“Mercy is inclusive and tends to spread like wildfire in a way that knows no limits,” wrote Pope Francis in his apostolic letter Misericordia et Misera in November of last year. As the months and years have passed since the two Synods on the Family and the publication of Amoris Laetitia, the metaphor seems increasingly apt. Pope Francis’ emphasis on “inclusivity” has become a wildfire that is now threatening to consume the whole of the Catholic Church’s sacramental discipline, its canon law, its evangelical mission, and even its distinctive institutional identity.
What began with manipulated meetings of bishops and became a convoluted and ambiguous apostolic exhortation, has now exploded in a free-for-all in which priests and bishops seek to outdo one another in discarding the Church’s restrictions on the reception of the sacraments.
Shortly following the publication of Amoris Laetitia in March of last year, the president of the Philippines episcopal conference declared cryptically that “there is always room . . . at the table of sinners.” Then the Buenos Aires bishops announced in September that they would allow divorced and remarried couples to publicly receive the sacraments if they met certain conditions. Now, the bishops of Malta have declared that anyone living in an adulterous “relationship” outside of a previously-contracted marriage may receive Holy Communion and the sacrament of Penance, as long as they have come “to acknowledge and believe that” that they are “at peace with God” regarding their behavior.
In numerous official declarations, such as Amoris Laetitia and Misericordia et Misera, as well as countless interviews and other informal statements, the pope has emphasized “inclusiveness” and its relationship to mercy. He has made this point so frequently that there appears to be a virtual equivalency between the two. The virtue of “inclusiveness,” as well as its analogues “welcoming” and “accompaniment,” have been repeated so many times by Pope Francis that Religion News Service calls “inclusiveness” the “signature theme of his pontificate.”

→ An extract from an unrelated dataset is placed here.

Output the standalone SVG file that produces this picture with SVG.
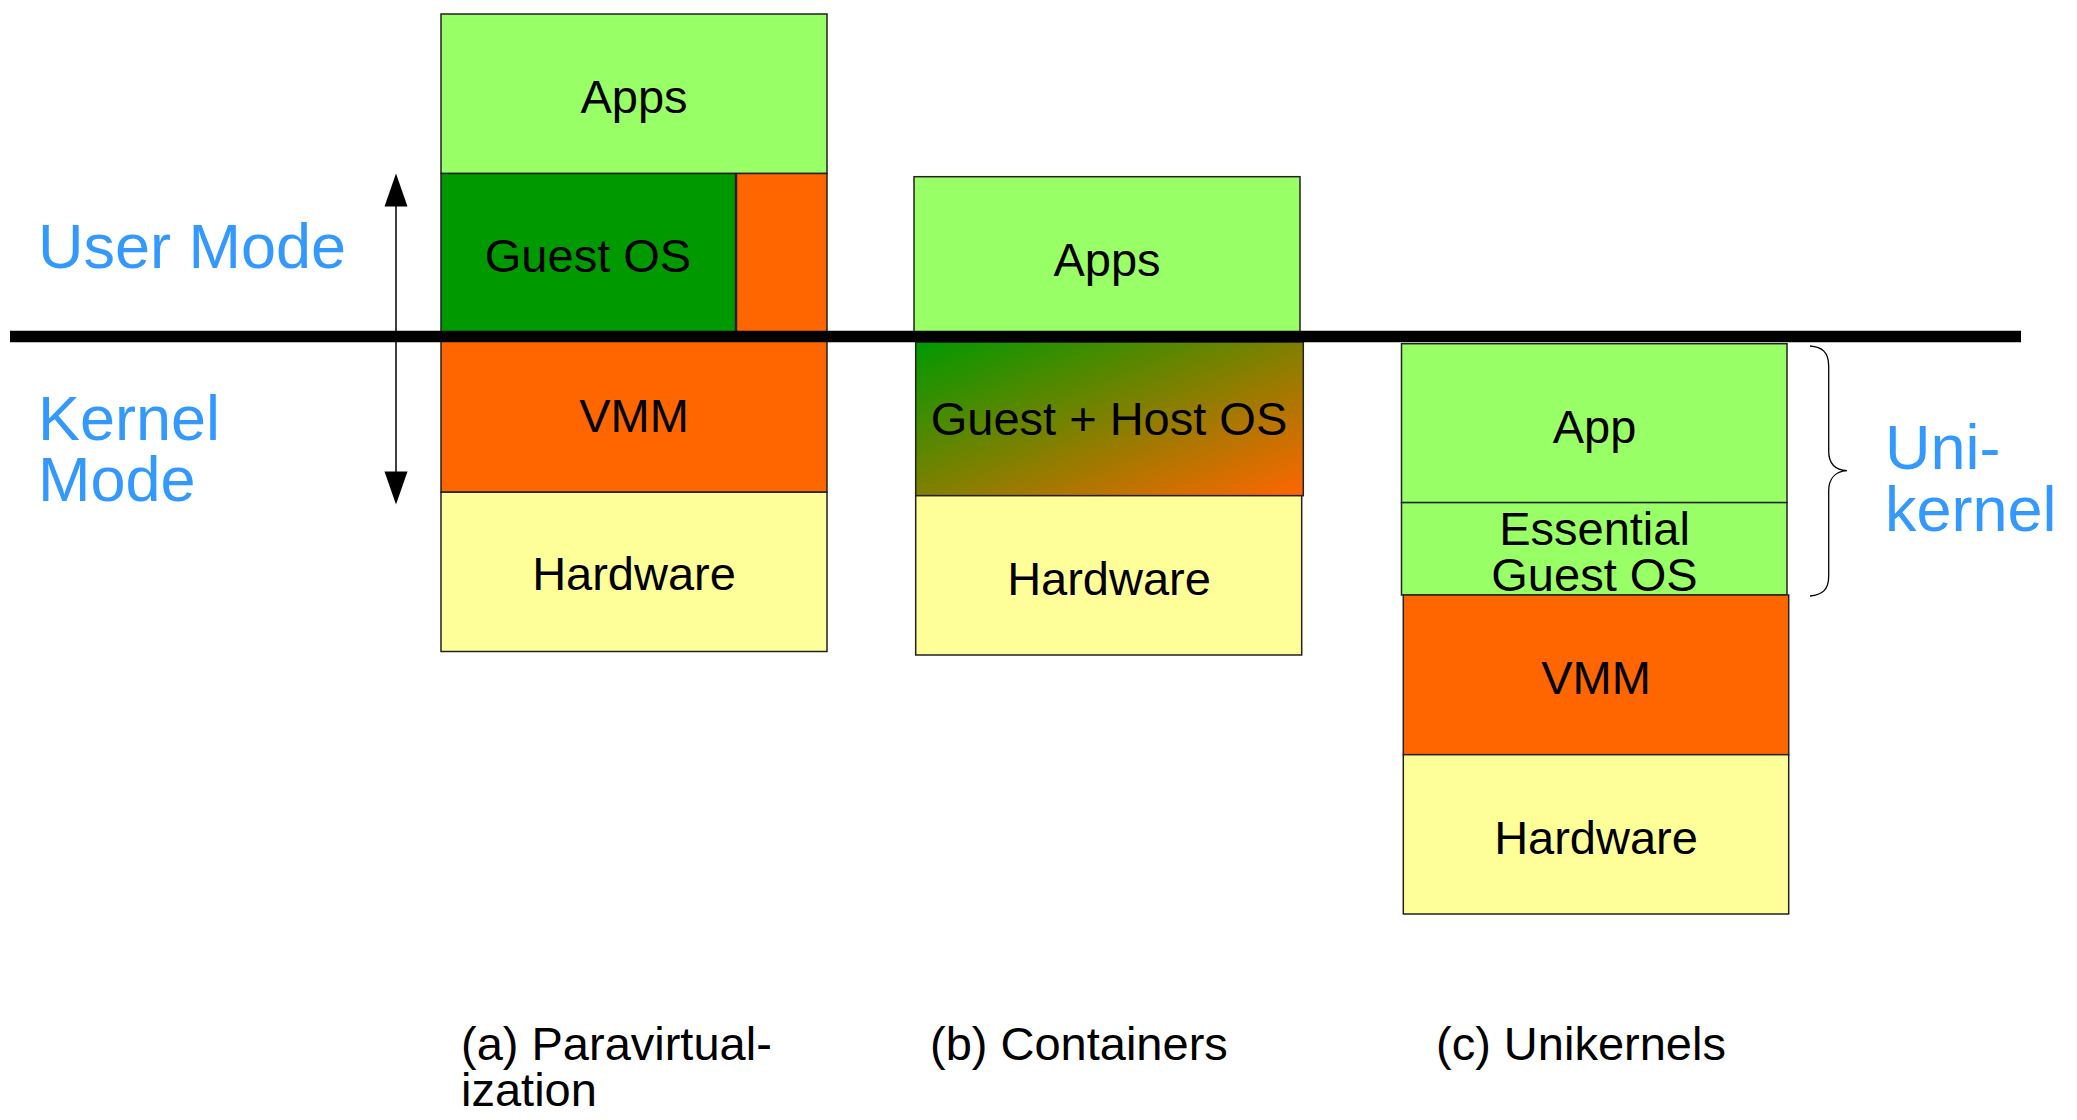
<svg xmlns="http://www.w3.org/2000/svg" width="2077" height="1120" viewBox="0 0 2077 1120">
<style>
.box{stroke:#222;stroke-width:1.5}
.lg{fill:#99ff66}
.dg{fill:#009900}
.or{fill:#ff6600}
.hw{fill:#ffff99}
.t{font-family:"Liberation Sans",Arial,sans-serif;font-size:47px;fill:#000;text-anchor:middle}
.cap{font-family:"Liberation Sans",Arial,sans-serif;font-size:47px;fill:#000}
.blue{font-family:"Liberation Sans",Arial,sans-serif;font-size:63px;fill:#3399ff}
</style>
<defs>
<linearGradient id="gh" x1="0" y1="0" x2="1" y2="1">
<stop offset="0" stop-color="#009900"/>
<stop offset="0.5" stop-color="#808000"/>
<stop offset="1" stop-color="#ff6600"/>
</linearGradient>
</defs>
<rect width="2077" height="1120" fill="#fff"/>

<g id="col-a">
<g id="a-apps"><rect class="box lg" x="441" y="14" width="386" height="159.5"/><text class="t" x="634" y="113">Apps</text></g>
<g id="a-guestos"><rect class="box dg" x="441" y="173.5" width="294.5" height="163"/><text class="t" x="588" y="272">Guest OS</text></g>
<g id="a-orange"><rect class="box or" x="736.5" y="173.5" width="90.5" height="163"/></g>
<g id="a-vmm"><rect class="box or" x="441" y="336.5" width="386" height="155.7"/><text class="t" x="634" y="431.5">VMM</text></g>
<g id="a-hw"><rect class="box hw" x="441" y="492.2" width="386" height="159.3"/><text class="t" x="634" y="590">Hardware</text></g>
</g>

<g id="col-b">
<g id="b-apps"><rect class="box lg" x="914" y="176.7" width="386" height="160"/><text class="t" x="1107" y="276">Apps</text></g>
<g id="b-guesthost"><rect class="box" fill="url(#gh)" x="915.7" y="342" width="387.6" height="153.7"/><text class="t" x="1109" y="435">Guest + Host OS</text></g>
<g id="b-hw"><rect class="box hw" x="915.7" y="495.7" width="386" height="159.3"/><text class="t" x="1109" y="595">Hardware</text></g>
</g>

<g id="col-c">
<g id="c-app"><rect class="box lg" x="1401.5" y="343.7" width="385.5" height="158.9"/><text class="t" x="1594.5" y="442.5">App</text></g>
<g id="c-essential"><rect class="box lg" x="1401.5" y="502.6" width="385.5" height="92.4"/><text class="t" x="1594.5" y="544.5">Essential</text><text class="t" x="1594.5" y="590.7">Guest OS</text></g>
<g id="c-vmm"><rect class="box or" x="1403.3" y="595" width="385.4" height="159.7"/><text class="t" x="1596" y="693.5">VMM</text></g>
<g id="c-hw"><rect class="box hw" x="1403.3" y="754.7" width="385.4" height="159.3"/><text class="t" x="1596" y="853.6">Hardware</text></g>
</g>

<g id="connectors">
<line id="mode-line" x1="10" y1="336.5" x2="2021" y2="336.5" stroke="#000" stroke-width="11.5"/>
<g id="mode-arrow">
<line x1="396" y1="200" x2="396" y2="478" stroke="#000" stroke-width="1.5"/>
<path d="M396,173.5 L384.5,206.5 L407.5,206.5 Z" fill="#000"/>
<path d="M396,504.5 L384.5,471.5 L407.5,471.5 Z" fill="#000"/>
</g>
<path id="brace" d="M1810,346 C1822,347 1828.7,352 1828.7,366 L1828.7,451 C1828.7,463 1835,470 1847,470.7 C1835,471.5 1828.7,479 1828.7,491 L1828.7,576 C1828.7,590 1822,595 1810,596" fill="none" stroke="#000" stroke-width="1.3"/>
</g>

<g id="labels">
<text class="blue" x="38" y="268">User Mode</text>
<text class="blue" x="38" y="440">Kernel</text>
<text class="blue" x="38" y="501">Mode</text>
<text class="blue" x="1885" y="469">Uni-</text>
<text class="blue" x="1885" y="531">kernel</text>
<text class="cap" x="461" y="1060">(a) Paravirtual-</text>
<text class="cap" x="461" y="1106">ization</text>
<text class="cap" x="930" y="1060">(b) Containers</text>
<text class="cap" x="1436" y="1060">(c) Unikernels</text>
</g>
</svg>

Christ both includes and excludes
However, the Sacred Scriptures, as well as traditional Catholic theology and doctrine, offer a very different understanding of the relationship between inclusiveness and mercy. Although the two are, in certain contexts, related, they are quite often seen as opposed to one another, so much so that exclusivity, as much as inclusivity, is understood as an integral part of the virtue of mercy.

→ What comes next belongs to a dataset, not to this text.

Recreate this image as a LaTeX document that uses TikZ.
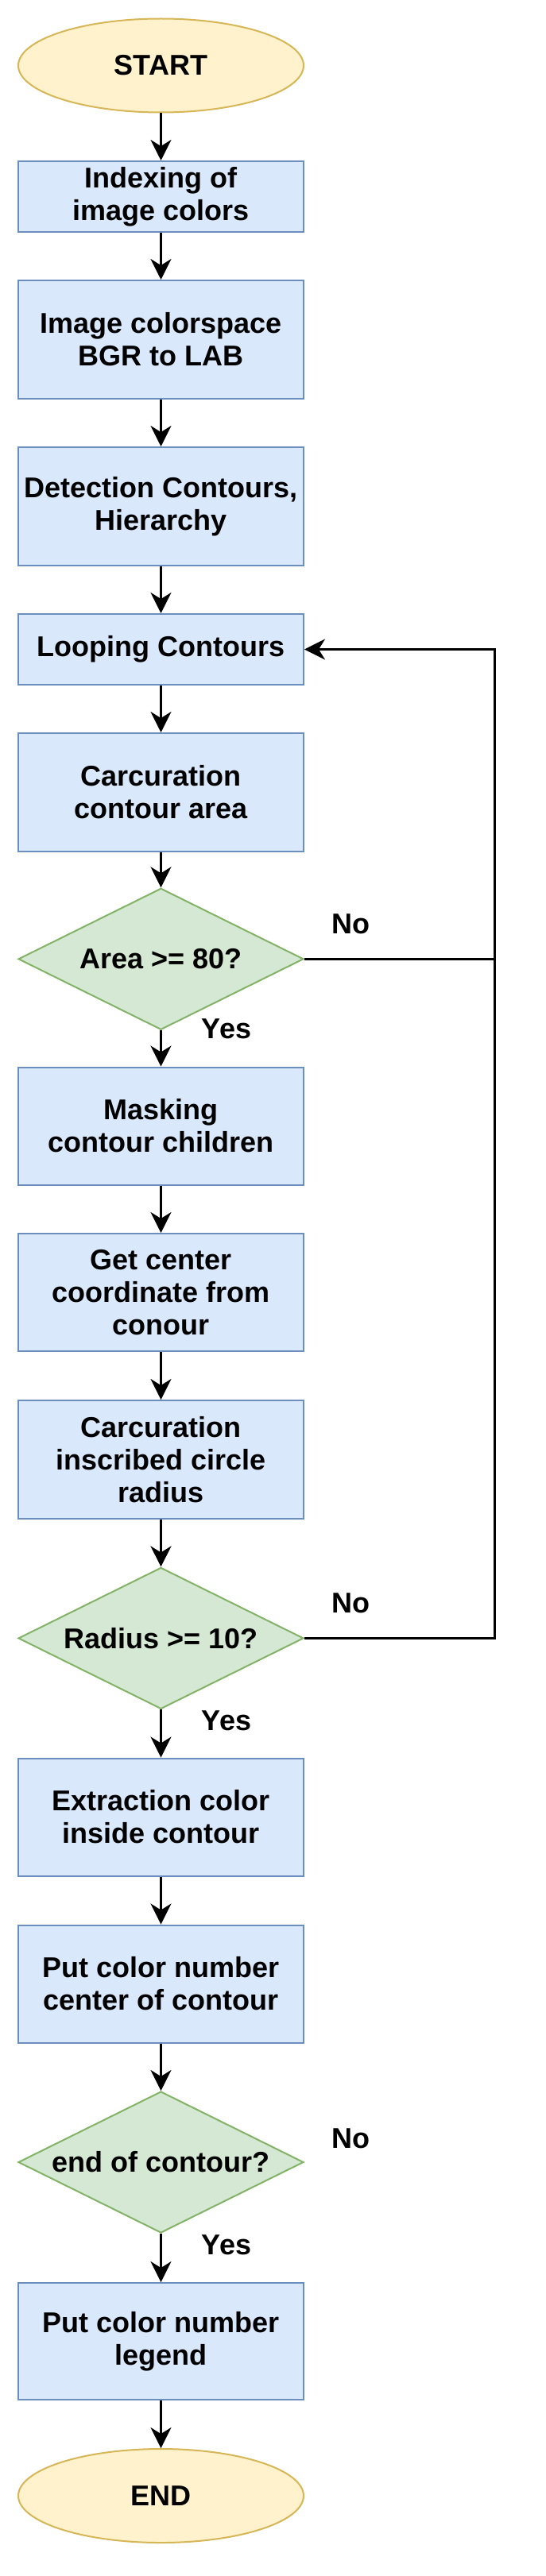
\documentclass[tikz,border=0pt]{standalone}
\usepackage{fontspec}
\setmainfont{Liberation Sans}
\usetikzlibrary{shapes.geometric,arrows.meta}
\definecolor{blueF}{HTML}{DAE8FC}
\definecolor{blueS}{HTML}{6C8EBF}
\definecolor{greenF}{HTML}{D5E8D4}
\definecolor{greenS}{HTML}{82B366}
\definecolor{yelF}{HTML}{FFF2CC}
\definecolor{yelS}{HTML}{D6B656}
\begin{document}
\begin{tikzpicture}[x=1pt,y=-1pt,
  every node/.style={font=\fontsize{36}{41}\selectfont\bfseries},
  proc/.style={draw=blueS, fill=blueF, line width=2pt, minimum width=359pt, align=center, inner sep=0pt},
  term/.style={ellipse, draw=yelS, fill=yelF, line width=2pt, minimum width=359pt, minimum height=118pt, inner sep=0pt},
  decis/.style={diamond, aspect=2, draw=greenS, fill=greenF, line width=2pt, minimum width=359pt, minimum height=178pt, inner sep=0pt},
  conn/.style={line width=3pt, -{Stealth[length=26pt,width=26pt,inset=8pt]}},
  plain/.style={line width=3pt},
  lbl/.style={inner sep=0pt}
]
\useasboundingbox (0,0) rectangle (687,3243);
\node[term] (start) at (202.5,82.5) {START};
\node[proc, minimum height=89pt] (b1) at (202.5,247.5) {Indexing of\\image colors};
\node[proc, minimum height=149pt] (b2) at (202.5,427.5) {Image colorspace\\BGR to LAB};
\node[proc, minimum height=149pt] (b3) at (202.5,637.5) {Detection Contours,\\Hierarchy};
\node[proc, minimum height=89pt] (b4) at (202.5,817.5) {Looping Contours};
\node[proc, minimum height=149pt] (b5) at (202.5,997.5) {Carcuration\\contour area};
\node[decis] (d1) at (202.5,1207.3) {Area >= 80?};
\node[proc, minimum height=148pt] (b6) at (202.5,1417.5) {Masking\\contour children};
\node[proc, minimum height=148pt] (b7) at (202.5,1627) {Get center\\coordinate from\\conour};
\node[proc, minimum height=149pt] (b8) at (202.5,1837.5) {Carcuration\\inscribed circle\\radius};
\node[decis] (d2) at (202.5,2062.4) {Radius >= 10?};
\node[proc, minimum height=148pt] (b9) at (202.5,2287.5) {Extraction color\\inside contour};
\node[proc, minimum height=148pt] (b10) at (202.5,2497.5) {Put color number\\center of contour};
\node[decis] (d3) at (202.5,2722) {end of contour?};
\node[proc, minimum height=147pt] (b11) at (202.5,2947.5) {Put color number\\legend};
\node[term] (end) at (202.5,3142) {END};

\coordinate (loopx) at (622.5,0);

\draw[conn] (start) -- (b1);
\draw[conn] (b1) -- (b2);
\draw[conn] (b2) -- (b3);
\draw[conn] (b3) -- (b4);
\draw[conn] (b4) -- (b5);
\draw[conn] (b5) -- (d1);
\draw[conn] (d1) -- (b6);
\draw[conn] (b6) -- (b7);
\draw[conn] (b7) -- (b8);
\draw[conn] (b8) -- (d2);
\draw[conn] (d2) -- (b9);
\draw[conn] (b9) -- (b10);
\draw[conn] (b10) -- (d3);
\draw[conn] (d3) -- (b11);
\draw[conn] (b11) -- (end);

\draw[conn] (d2.east) -- (d2.east -| loopx) |- (b4.east);
\draw[plain] (d1.east) -- (d1.east -| loopx);

\node[lbl] (no1) at (441,1163.5) {No};
\node[lbl] (no2) at (441,2018.5) {No};
\node[lbl] (no3) at (441,2692) {No};
\node[lbl] (yes1) at (285,1295) {Yes};
\node[lbl] (yes2) at (285,2166) {Yes};
\node[lbl] (yes3) at (285,2826) {Yes};
\end{tikzpicture}
\end{document}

Christ himself offers a profound example of mercy and inclusiveness when he forgives those who have repented of their sins and invites them to return to communion with him, such as the woman caught in adultery (John 8: 1-11), and the sinful woman who washes his feet with her tears of remorse (Luke 7: 36-50). He also offers compelling parables of inclusive mercy, such as the prodigal son received by his father after leaving home and living a dissolute life (Luke 15: 11-32).
These examples, however, have a common element: the sinner who is received into communion is always repentant. The mercy of God is offered to all, but only those who renounce their immoral behavior are able to receive it. Full inclusion of the sinner in the Christian community is predicated upon his confession of the Christian faith and his abandonment of grave sin.
For those who refuse to repent of grave sin, the message of Christ and of the inspired authors of the New Testament is clear: true mercy requires their exclusion from the life of the Church, partially or completely, particularly those who have been baptized and bear the name of “Christian.”